Quote the entries in full, character for character, without their images.
━━━ PROVIDED RECORDS
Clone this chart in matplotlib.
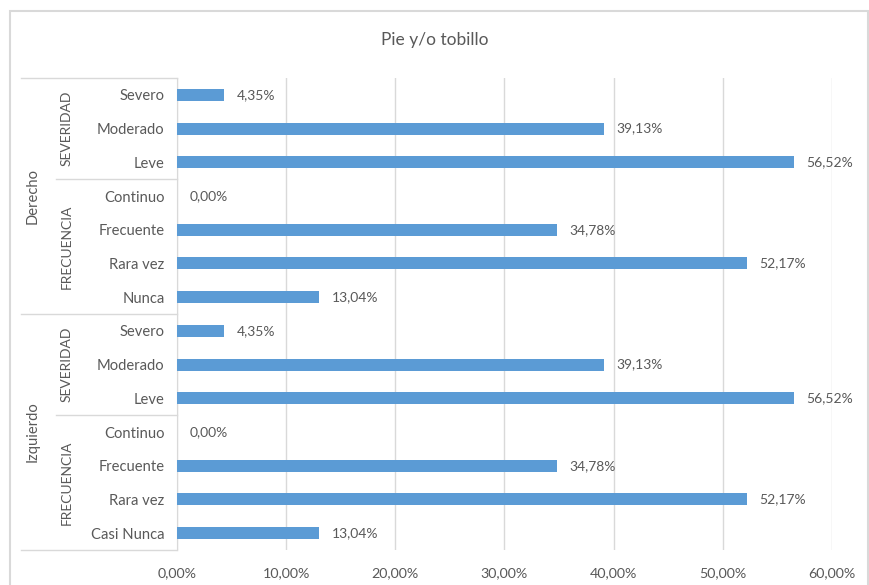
import matplotlib
matplotlib.use("Agg")
import matplotlib.pyplot as plt
from matplotlib import transforms
from matplotlib.lines import Line2D
from matplotlib.patches import Rectangle

# data, top to bottom as drawn
sides = ["Derecho", "Izquierdo"]
groups = ["SEVERIDAD", "FRECUENCIA"]
der_sev_labels = ["Severo", "Moderado", "Leve"]
der_sev_values = [4.35, 39.13, 56.52]
der_freq_labels = ["Continuo", "Frecuente", "Rara vez", "Nunca"]
der_freq_values = [0.00, 34.78, 52.17, 13.04]
izq_sev_labels = ["Severo", "Moderado", "Leve"]
izq_sev_values = [4.35, 39.13, 56.52]
izq_freq_labels = ["Continuo", "Frecuente", "Rara vez", "Casi Nunca"]
izq_freq_values = [0.00, 34.78, 52.17, 13.04]
x_ticks = [0, 10, 20, 30, 40, 50, 60]

labels = der_sev_labels + der_freq_labels + izq_sev_labels + izq_freq_labels
values = der_sev_values + der_freq_values + izq_sev_values + izq_freq_values
blocks = [der_sev_labels, der_freq_labels, izq_sev_labels, izq_freq_labels]

TXT = "#595959"
GRID = "#D9D9D9"
plt.rcParams["font.family"] = ["Lato", "DejaVu Sans"]

W, H = 870, 585
fig = plt.figure(figsize=(W / 100, H / 100), dpi=100)
fig.patches.append(Rectangle((10 / W, -0.1), 858 / W, 1.1 - 11 / H, transform=fig.transFigure,
                             fill=False, edgecolor=GRID, linewidth=1.5))

left, right, top, bottom = 177, 832, 78, 550
ax = fig.add_axes([left / W, (H - bottom) / H, (right - left) / W, (bottom - top) / H])

ypos = list(range(len(labels)))
ax.barh(ypos, values, height=0.36, color="#5B9BD5", zorder=3)
for y, v in zip(ypos, values):
    ax.annotate(f"{v:.2f}".replace(".", ",") + "%", (v, y), xytext=(9, 0),
                textcoords="offset points", va="center", ha="left", color=TXT, fontsize=10)

ax.set_xlim(0, 60)
ax.set_ylim(len(labels) - 0.5, -0.5)
ax.set_xticks(x_ticks)
ax.set_xticklabels([f"{t:.2f}".replace(".", ",") + "%" for t in x_ticks], color=TXT, fontsize=10.3)
ax.set_yticks(ypos)
ax.set_yticklabels(labels, color=TXT, fontsize=10.6)
ax.tick_params(axis="both", length=0)
ax.tick_params(axis="y", pad=9)
ax.tick_params(axis="x", pad=12)
ax.grid(axis="x", color=GRID, linewidth=1, zorder=0)
for s in ["top", "right", "bottom"]:
    ax.spines[s].set_visible(False)
ax.spines["left"].set_color(GRID)

# multi-level category axis
tr = transforms.blended_transform_factory(fig.transFigure, ax.transData)
x_axis = left / W
x_lvl1 = 21 / W
x_lvl2 = 56 / W
start = 0
for i, blk in enumerate(blocks):
    end = start + len(blk)
    mid = (start + end - 1) / 2
    ax.text(67 / W, mid, groups[i % 2], transform=tr, rotation=90, ha="center", va="center",
            color=TXT, fontsize=10)
    xs = x_lvl1 if i % 2 == 1 else x_lvl2
    ax.add_line(Line2D([xs, x_axis], [end - 0.5, end - 0.5], transform=tr, color=GRID,
                       linewidth=1, clip_on=False))
    start = end
ax.add_line(Line2D([x_lvl1, x_axis], [-0.5, -0.5], transform=tr, color=GRID, linewidth=1, clip_on=False))

start = 0
for j, side in enumerate(sides):
    n = len(blocks[2 * j]) + len(blocks[2 * j + 1])
    mid = start + (n - 1) / 2
    ax.text(33 / W, mid, side, transform=tr, rotation=90, ha="center", va="center",
            color=TXT, fontsize=10.6)
    start += n

fig.text(0.5, 1 - 40 / H, "Pie y/o tobillo", ha="center", va="center", color=TXT, fontsize=12.5)

fig.savefig("out.png", dpi=100)
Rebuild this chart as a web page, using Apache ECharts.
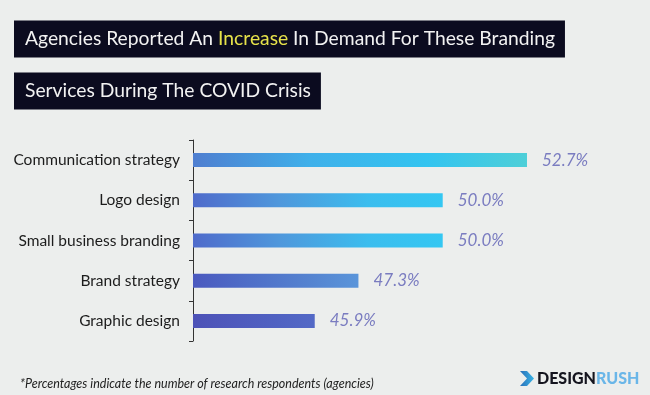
<!DOCTYPE html>
<html><head><meta charset="utf-8">
<script src="https://cdn.jsdelivr.net/npm/echarts@6/dist/echarts.min.js"></script>
<style>html,body{margin:0;padding:0;background:#eceeed;}#c{width:650px;height:395px;}</style>
</head><body><div id="c"></div>
<script>
var categories = ['Communication strategy','Logo design','Small business branding','Brand strategy','Graphic design'];
var values = [52.7, 50.0, 50.0, 47.3, 45.9];
var titleLine1 = ['Agencies Reported An ', 'Increase', ' In Demand For These Branding'];
var titleLine2 = 'Services During The COVID Crisis';
var footnote = '*Percentages indicate the number of research respondents (agencies)';

var barGradients = [
  ['#4f7ed0', '#3fb0ea', '#33c4f0', '#4ecfd8'],
  ['#4f6bcb', '#4f98dc', '#3bbdee', '#34c7f2'],
  ['#4f6bcb', '#4f98dc', '#3bbdee', '#34c7f2'],
  ['#4b59bf', '#4f6fc8', '#5583d0', '#5a95da'],
  ['#4d52b7', '#4f5abd', '#5062c2', '#5369c6']
];
function grad(c){
  return new echarts.graphic.LinearGradient(0,0,1,0,[
    {offset:0,color:c[0]},{offset:0.35,color:c[1]},{offset:0.7,color:c[2]},{offset:1,color:c[3]}]);
}
var chart = echarts.init(document.getElementById('c'));
chart.setOption({
  backgroundColor:'#eceeed',
  animation:false,
  title:[{
    left:14, top:17, padding:[9,10,9,11], backgroundColor:'#0b0b1f',
    text:'{a|'+titleLine1[0]+'}{b|'+titleLine1[1]+'}{a|'+titleLine1[2]+'}',
    textStyle:{fontWeight:'normal',rich:{
      a:{fontFamily:'Lato',fontWeight:'normal',fontSize:19.3,color:'#f2f2f2',lineHeight:26},
      b:{fontFamily:'Lato',fontWeight:'normal',fontSize:19.3,color:'#e6e24a',lineHeight:26}}}
  },{
    left:14, top:69, padding:[9,10,9,11], backgroundColor:'#0b0b1f',
    text:'{a|'+titleLine2+'}',
    textStyle:{fontWeight:'normal',rich:{a:{fontFamily:'Lato',fontWeight:'normal',fontSize:19.3,color:'#f2f2f2',lineHeight:26}}}
  },{
    left:15, top:372, text:footnote,
    textStyle:{fontFamily:'Lato',fontStyle:'italic',fontWeight:'normal',fontSize:12.5,color:'#222'}
  }],
  grid:{left:193,right:20,top:140,bottom:54},
  xAxis:{type:'value',min:42,max:56,show:false},
  yAxis:{type:'category',data:categories,inverse:true,
    axisLine:{lineStyle:{color:'#333',width:1}},
    axisTick:{show:true,length:4,lineStyle:{color:'#333'}},
    axisLabel:{fontFamily:'Lato',fontSize:15.5,color:'#1c1c1c',margin:13}},
  series:[{type:'bar',barWidth:14,
    data:values.map(function(v,i){return {value:v,itemStyle:{color:grad(barGradients[i])}};}),
    label:{show:true,position:'right',distance:15,fontFamily:'Lato',fontStyle:'italic',fontSize:17,color:'#7a7cc0',
      formatter:function(p){return p.value.toFixed(1)+'%';}}
  }],
  graphic:[
    {type:'polygon',shape:{points:[[520,371],[527,371],[534,378.5],[527,386],[520,386],[527,378.5]]},
      style:{fill:new echarts.graphic.LinearGradient(0,0,1,0,[{offset:0,color:'#2a6fb8'},{offset:1,color:'#39b4e6'}])}},
    {type:'text',left:537,top:370.5,style:{text:'{d|DESIGN}{r|RUSH}',
      rich:{d:{fontFamily:'Lato',fontWeight:900,fontSize:16,fill:'#15151f'},
            r:{fontFamily:'Lato',fontWeight:900,fontSize:16,fill:'#6ab6e8'}}}}
  ]
});
</script></body></html>
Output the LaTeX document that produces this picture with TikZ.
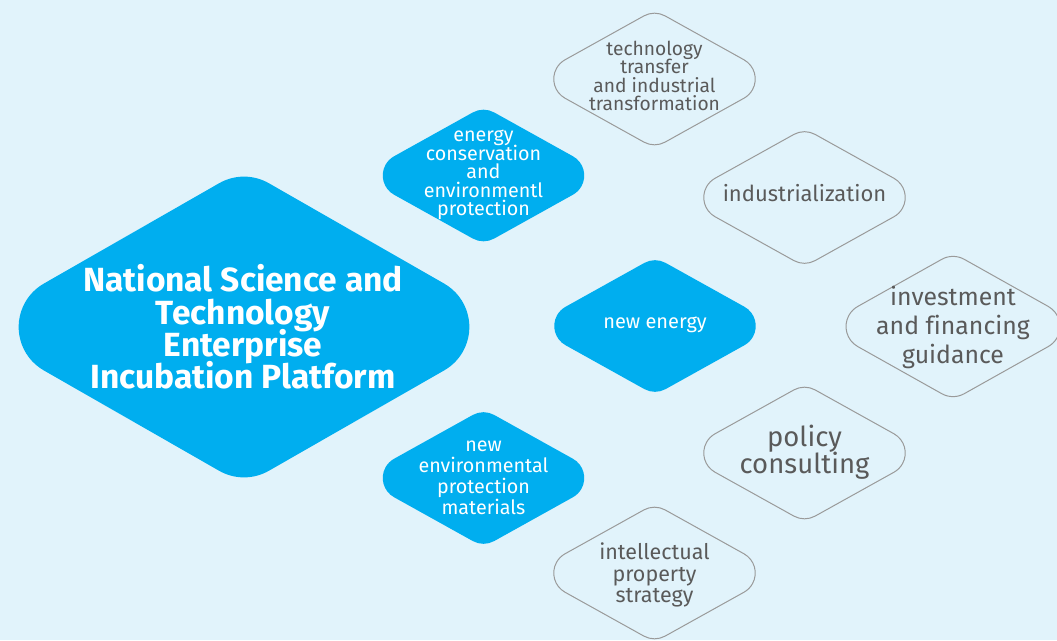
━━━━━━
IN RESPONSE:
Clone this chart in matplotlib.
import matplotlib
matplotlib.use("Agg")
import matplotlib.pyplot as plt
from matplotlib import transforms
from matplotlib.lines import Line2D
from matplotlib.patches import Rectangle

# data, top to bottom as drawn
sides = ["Derecho", "Izquierdo"]
groups = ["SEVERIDAD", "FRECUENCIA"]
der_sev_labels = ["Severo", "Moderado", "Leve"]
der_sev_values = [4.35, 39.13, 56.52]
der_freq_labels = ["Continuo", "Frecuente", "Rara vez", "Nunca"]
der_freq_values = [0.00, 34.78, 52.17, 13.04]
izq_sev_labels = ["Severo", "Moderado", "Leve"]
izq_sev_values = [4.35, 39.13, 56.52]
izq_freq_labels = ["Continuo", "Frecuente", "Rara vez", "Casi Nunca"]
izq_freq_values = [0.00, 34.78, 52.17, 13.04]
x_ticks = [0, 10, 20, 30, 40, 50, 60]

labels = der_sev_labels + der_freq_labels + izq_sev_labels + izq_freq_labels
values = der_sev_values + der_freq_values + izq_sev_values + izq_freq_values
blocks = [der_sev_labels, der_freq_labels, izq_sev_labels, izq_freq_labels]

TXT = "#595959"
GRID = "#D9D9D9"
plt.rcParams["font.family"] = ["Lato", "DejaVu Sans"]

W, H = 870, 585
fig = plt.figure(figsize=(W / 100, H / 100), dpi=100)
fig.patches.append(Rectangle((10 / W, -0.1), 858 / W, 1.1 - 11 / H, transform=fig.transFigure,
                             fill=False, edgecolor=GRID, linewidth=1.5))

left, right, top, bottom = 177, 832, 78, 550
ax = fig.add_axes([left / W, (H - bottom) / H, (right - left) / W, (bottom - top) / H])

ypos = list(range(len(labels)))
ax.barh(ypos, values, height=0.36, color="#5B9BD5", zorder=3)
for y, v in zip(ypos, values):
    ax.annotate(f"{v:.2f}".replace(".", ",") + "%", (v, y), xytext=(9, 0),
                textcoords="offset points", va="center", ha="left", color=TXT, fontsize=10)

ax.set_xlim(0, 60)
ax.set_ylim(len(labels) - 0.5, -0.5)
ax.set_xticks(x_ticks)
ax.set_xticklabels([f"{t:.2f}".replace(".", ",") + "%" for t in x_ticks], color=TXT, fontsize=10.3)
ax.set_yticks(ypos)
ax.set_yticklabels(labels, color=TXT, fontsize=10.6)
ax.tick_params(axis="both", length=0)
ax.tick_params(axis="y", pad=9)
ax.tick_params(axis="x", pad=12)
ax.grid(axis="x", color=GRID, linewidth=1, zorder=0)
for s in ["top", "right", "bottom"]:
    ax.spines[s].set_visible(False)
ax.spines["left"].set_color(GRID)

# multi-level category axis
tr = transforms.blended_transform_factory(fig.transFigure, ax.transData)
x_axis = left / W
x_lvl1 = 21 / W
x_lvl2 = 56 / W
start = 0
for i, blk in enumerate(blocks):
    end = start + len(blk)
    mid = (start + end - 1) / 2
    ax.text(67 / W, mid, groups[i % 2], transform=tr, rotation=90, ha="center", va="center",
            color=TXT, fontsize=10)
    xs = x_lvl1 if i % 2 == 1 else x_lvl2
    ax.add_line(Line2D([xs, x_axis], [end - 0.5, end - 0.5], transform=tr, color=GRID,
                       linewidth=1, clip_on=False))
    start = end
ax.add_line(Line2D([x_lvl1, x_axis], [-0.5, -0.5], transform=tr, color=GRID, linewidth=1, clip_on=False))

start = 0
for j, side in enumerate(sides):
    n = len(blocks[2 * j]) + len(blocks[2 * j + 1])
    mid = start + (n - 1) / 2
    ax.text(33 / W, mid, side, transform=tr, rotation=90, ha="center", va="center",
            color=TXT, fontsize=10.6)
    start += n

fig.text(0.5, 1 - 40 / H, "Pie y/o tobillo", ha="center", va="center", color=TXT, fontsize=12.5)

fig.savefig("out.png", dpi=100)
Rebuild this chart as a web page, using Apache ECharts.
<!DOCTYPE html>
<html><head><meta charset="utf-8">
<script src="https://cdn.jsdelivr.net/npm/echarts@6/dist/echarts.min.js"></script>
<style>html,body{margin:0;padding:0;background:#eceeed;}#c{width:650px;height:395px;}</style>
</head><body><div id="c"></div>
<script>
var categories = ['Communication strategy','Logo design','Small business branding','Brand strategy','Graphic design'];
var values = [52.7, 50.0, 50.0, 47.3, 45.9];
var titleLine1 = ['Agencies Reported An ', 'Increase', ' In Demand For These Branding'];
var titleLine2 = 'Services During The COVID Crisis';
var footnote = '*Percentages indicate the number of research respondents (agencies)';

var barGradients = [
  ['#4f7ed0', '#3fb0ea', '#33c4f0', '#4ecfd8'],
  ['#4f6bcb', '#4f98dc', '#3bbdee', '#34c7f2'],
  ['#4f6bcb', '#4f98dc', '#3bbdee', '#34c7f2'],
  ['#4b59bf', '#4f6fc8', '#5583d0', '#5a95da'],
  ['#4d52b7', '#4f5abd', '#5062c2', '#5369c6']
];
function grad(c){
  return new echarts.graphic.LinearGradient(0,0,1,0,[
    {offset:0,color:c[0]},{offset:0.35,color:c[1]},{offset:0.7,color:c[2]},{offset:1,color:c[3]}]);
}
var chart = echarts.init(document.getElementById('c'));
chart.setOption({
  backgroundColor:'#eceeed',
  animation:false,
  title:[{
    left:14, top:17, padding:[9,10,9,11], backgroundColor:'#0b0b1f',
    text:'{a|'+titleLine1[0]+'}{b|'+titleLine1[1]+'}{a|'+titleLine1[2]+'}',
    textStyle:{fontWeight:'normal',rich:{
      a:{fontFamily:'Lato',fontWeight:'normal',fontSize:19.3,color:'#f2f2f2',lineHeight:26},
      b:{fontFamily:'Lato',fontWeight:'normal',fontSize:19.3,color:'#e6e24a',lineHeight:26}}}
  },{
    left:14, top:69, padding:[9,10,9,11], backgroundColor:'#0b0b1f',
    text:'{a|'+titleLine2+'}',
    textStyle:{fontWeight:'normal',rich:{a:{fontFamily:'Lato',fontWeight:'normal',fontSize:19.3,color:'#f2f2f2',lineHeight:26}}}
  },{
    left:15, top:372, text:footnote,
    textStyle:{fontFamily:'Lato',fontStyle:'italic',fontWeight:'normal',fontSize:12.5,color:'#222'}
  }],
  grid:{left:193,right:20,top:140,bottom:54},
  xAxis:{type:'value',min:42,max:56,show:false},
  yAxis:{type:'category',data:categories,inverse:true,
    axisLine:{lineStyle:{color:'#333',width:1}},
    axisTick:{show:true,length:4,lineStyle:{color:'#333'}},
    axisLabel:{fontFamily:'Lato',fontSize:15.5,color:'#1c1c1c',margin:13}},
  series:[{type:'bar',barWidth:14,
    data:values.map(function(v,i){return {value:v,itemStyle:{color:grad(barGradients[i])}};}),
    label:{show:true,position:'right',distance:15,fontFamily:'Lato',fontStyle:'italic',fontSize:17,color:'#7a7cc0',
      formatter:function(p){return p.value.toFixed(1)+'%';}}
  }],
  graphic:[
    {type:'polygon',shape:{points:[[520,371],[527,371],[534,378.5],[527,386],[520,386],[527,378.5]]},
      style:{fill:new echarts.graphic.LinearGradient(0,0,1,0,[{offset:0,color:'#2a6fb8'},{offset:1,color:'#39b4e6'}])}},
    {type:'text',left:537,top:370.5,style:{text:'{d|DESIGN}{r|RUSH}',
      rich:{d:{fontFamily:'Lato',fontWeight:900,fontSize:16,fill:'#15151f'},
            r:{fontFamily:'Lato',fontWeight:900,fontSize:16,fill:'#6ab6e8'}}}}
  ]
});
</script></body></html>
Output the LaTeX document that produces this picture with TikZ.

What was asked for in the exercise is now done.